[DATA SEGMENT]:

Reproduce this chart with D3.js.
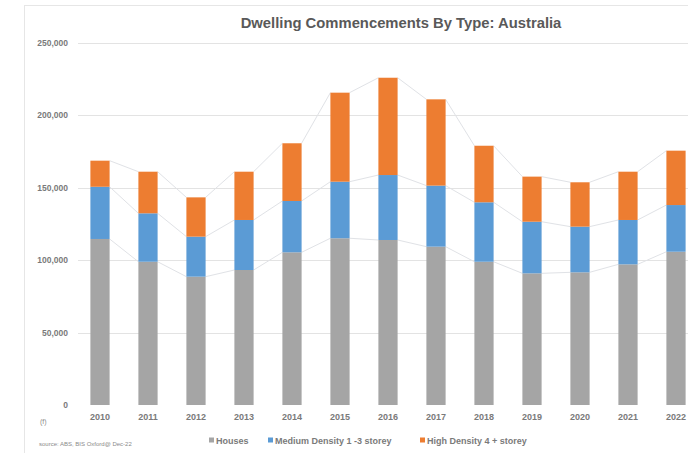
<!DOCTYPE html>
<html><head><meta charset="utf-8">
<script src="https://cdn.jsdelivr.net/npm/d3@7/dist/d3.min.js"></script>
<style>body{margin:0;background:#fff}svg{display:block;font-family:Arial,"Liberation Sans",sans-serif}</style>
</head><body><svg id="c" width="688" height="453"></svg>
<script>
const years = ["2010","2011","2012","2013","2014","2015","2016","2017","2018","2019","2020","2021","2022"];
const houses = [114500,98800,88500,93100,105300,115000,113800,109200,98800,90800,91500,97000,105700];
const medium = [36000,33400,27600,34500,35400,39000,44800,42100,41000,35600,31500,30600,32200];
const high   = [18000,28700,27100,33300,39800,61400,67100,59500,39000,31100,30600,33300,37500];
const seriesNames = ["Houses","Medium Density 1 -3 storey","High Density 4 + storey"];
const colors = ["#a5a5a5","#5b9bd5","#ed7d31"];
const yTicks = [0,50000,100000,150000,200000,250000];

const svg = d3.select("#c");
// frame
svg.append("line").attr("x1",24).attr("x2",688).attr("y1",5.5).attr("y2",5.5).attr("stroke","#e6e6e6");
svg.append("line").attr("x1",24.5).attr("x2",24.5).attr("y1",5).attr("y2",453).attr("stroke","#e6e6e6");

const x = d3.scaleBand().domain(years).range([76,700]).paddingInner(0.6).paddingOuter(0.3);
const y = d3.scaleLinear().domain([0,250000]).range([405,42.5]);

// grid
svg.append("g").selectAll("line").data(yTicks.slice(1)).join("line")
  .attr("x1",78).attr("x2",688).attr("y1",d=>Math.round(y(d))+0.5).attr("y2",d=>Math.round(y(d))+0.5)
  .attr("stroke","#e3e3e3").attr("stroke-width",1);

// y axis labels
const yAxis = d3.axisLeft(y).tickValues(yTicks).tickSize(0).tickPadding(0).tickFormat(d3.format(","));
const ga = svg.append("g").attr("transform","translate(68,0)").call(yAxis);
ga.select(".domain").remove();
ga.selectAll("text").attr("font-size",8.5).attr("font-weight","bold").attr("fill","#7a7a7a");

// x axis labels
const xAxis = d3.axisBottom(x).tickSize(0).tickPadding(0);
const gx = svg.append("g").attr("transform","translate(0,414)").call(xAxis);
gx.select(".domain").remove();
gx.selectAll("text").attr("font-size",9).attr("font-weight","bold").attr("fill","#7a7a7a");

// stack
const data = years.map((yr,i)=>({year:yr,h:houses[i],m:medium[i],d:high[i]}));
const stack = d3.stack().keys(["h","m","d"])(data);

// series lines
stack.forEach((layer)=>{
  const g = svg.append("g");
  for(let i=0;i<layer.length-1;i++){
    g.append("line")
      .attr("x1",x(years[i])+x.bandwidth()).attr("y1",y(layer[i][1]))
      .attr("x2",x(years[i+1])).attr("y2",y(layer[i+1][1]))
      .attr("stroke","#e0e2e6").attr("stroke-width",1);
  }
});

// bars
stack.forEach((layer,k)=>{
  svg.append("g").selectAll("rect").data(layer).join("rect")
    .attr("x",d=>x(d.data.year)).attr("width",x.bandwidth())
    .attr("y",d=>y(d[1])).attr("height",d=>y(d[0])-y(d[1]))
    .attr("fill",colors[k]);
});

// title
svg.append("text").attr("x",401).attr("y",28).attr("text-anchor","middle")
  .attr("font-size",14.8).attr("font-weight","bold").attr("fill","#595959")
  .text("Dwelling Commencements By Type: Australia");

// legend
const legX = [209,268,420];
seriesNames.forEach((n,i)=>{
  svg.append("rect").attr("x",legX[i]).attr("y",437.5).attr("width",5).attr("height",5).attr("fill",colors[i]);
  svg.append("text").attr("x",legX[i]+7).attr("y",443.5).attr("font-size",9).attr("font-weight","bold")
    .attr("fill","#7a7a7a").text(n);
});

// notes
svg.append("text").attr("x",40).attr("y",424).attr("font-size",7).attr("fill","#8a8a8a").text("(f)");
svg.append("text").attr("x",39).attr("y",446).attr("font-size",6).attr("fill","#8a8a8a").text("source: ABS, BIS Oxford@ Dec-22");
</script></body></html>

[WORK TO BE COMPLETED]:
Return the listing above word for word, with the pictures removed.

[EXERCISE OUTPUT]:
Reproduce this chart with D3.js.
<!DOCTYPE html>
<html><head><meta charset="utf-8">
<script src="https://cdn.jsdelivr.net/npm/d3@7/dist/d3.min.js"></script>
<style>body{margin:0;background:#fff}svg{display:block;font-family:Arial,"Liberation Sans",sans-serif}</style>
</head><body><svg id="c" width="688" height="453"></svg>
<script>
const years = ["2010","2011","2012","2013","2014","2015","2016","2017","2018","2019","2020","2021","2022"];
const houses = [114500,98800,88500,93100,105300,115000,113800,109200,98800,90800,91500,97000,105700];
const medium = [36000,33400,27600,34500,35400,39000,44800,42100,41000,35600,31500,30600,32200];
const high   = [18000,28700,27100,33300,39800,61400,67100,59500,39000,31100,30600,33300,37500];
const seriesNames = ["Houses","Medium Density 1 -3 storey","High Density 4 + storey"];
const colors = ["#a5a5a5","#5b9bd5","#ed7d31"];
const yTicks = [0,50000,100000,150000,200000,250000];

const svg = d3.select("#c");
// frame
svg.append("line").attr("x1",24).attr("x2",688).attr("y1",5.5).attr("y2",5.5).attr("stroke","#e6e6e6");
svg.append("line").attr("x1",24.5).attr("x2",24.5).attr("y1",5).attr("y2",453).attr("stroke","#e6e6e6");

const x = d3.scaleBand().domain(years).range([76,700]).paddingInner(0.6).paddingOuter(0.3);
const y = d3.scaleLinear().domain([0,250000]).range([405,42.5]);

// grid
svg.append("g").selectAll("line").data(yTicks.slice(1)).join("line")
  .attr("x1",78).attr("x2",688).attr("y1",d=>Math.round(y(d))+0.5).attr("y2",d=>Math.round(y(d))+0.5)
  .attr("stroke","#e3e3e3").attr("stroke-width",1);

// y axis labels
const yAxis = d3.axisLeft(y).tickValues(yTicks).tickSize(0).tickPadding(0).tickFormat(d3.format(","));
const ga = svg.append("g").attr("transform","translate(68,0)").call(yAxis);
ga.select(".domain").remove();
ga.selectAll("text").attr("font-size",8.5).attr("font-weight","bold").attr("fill","#7a7a7a");

// x axis labels
const xAxis = d3.axisBottom(x).tickSize(0).tickPadding(0);
const gx = svg.append("g").attr("transform","translate(0,414)").call(xAxis);
gx.select(".domain").remove();
gx.selectAll("text").attr("font-size",9).attr("font-weight","bold").attr("fill","#7a7a7a");

// stack
const data = years.map((yr,i)=>({year:yr,h:houses[i],m:medium[i],d:high[i]}));
const stack = d3.stack().keys(["h","m","d"])(data);

// series lines
stack.forEach((layer)=>{
  const g = svg.append("g");
  for(let i=0;i<layer.length-1;i++){
    g.append("line")
      .attr("x1",x(years[i])+x.bandwidth()).attr("y1",y(layer[i][1]))
      .attr("x2",x(years[i+1])).attr("y2",y(layer[i+1][1]))
      .attr("stroke","#e0e2e6").attr("stroke-width",1);
  }
});

// bars
stack.forEach((layer,k)=>{
  svg.append("g").selectAll("rect").data(layer).join("rect")
    .attr("x",d=>x(d.data.year)).attr("width",x.bandwidth())
    .attr("y",d=>y(d[1])).attr("height",d=>y(d[0])-y(d[1]))
    .attr("fill",colors[k]);
});

// title
svg.append("text").attr("x",401).attr("y",28).attr("text-anchor","middle")
  .attr("font-size",14.8).attr("font-weight","bold").attr("fill","#595959")
  .text("Dwelling Commencements By Type: Australia");

// legend
const legX = [209,268,420];
seriesNames.forEach((n,i)=>{
  svg.append("rect").attr("x",legX[i]).attr("y",437.5).attr("width",5).attr("height",5).attr("fill",colors[i]);
  svg.append("text").attr("x",legX[i]+7).attr("y",443.5).attr("font-size",9).attr("font-weight","bold")
    .attr("fill","#7a7a7a").text(n);
});

// notes
svg.append("text").attr("x",40).attr("y",424).attr("font-size",7).attr("fill","#8a8a8a").text("(f)");
svg.append("text").attr("x",39).attr("y",446).attr("font-size",6).attr("fill","#8a8a8a").text("source: ABS, BIS Oxford@ Dec-22");
</script></body></html>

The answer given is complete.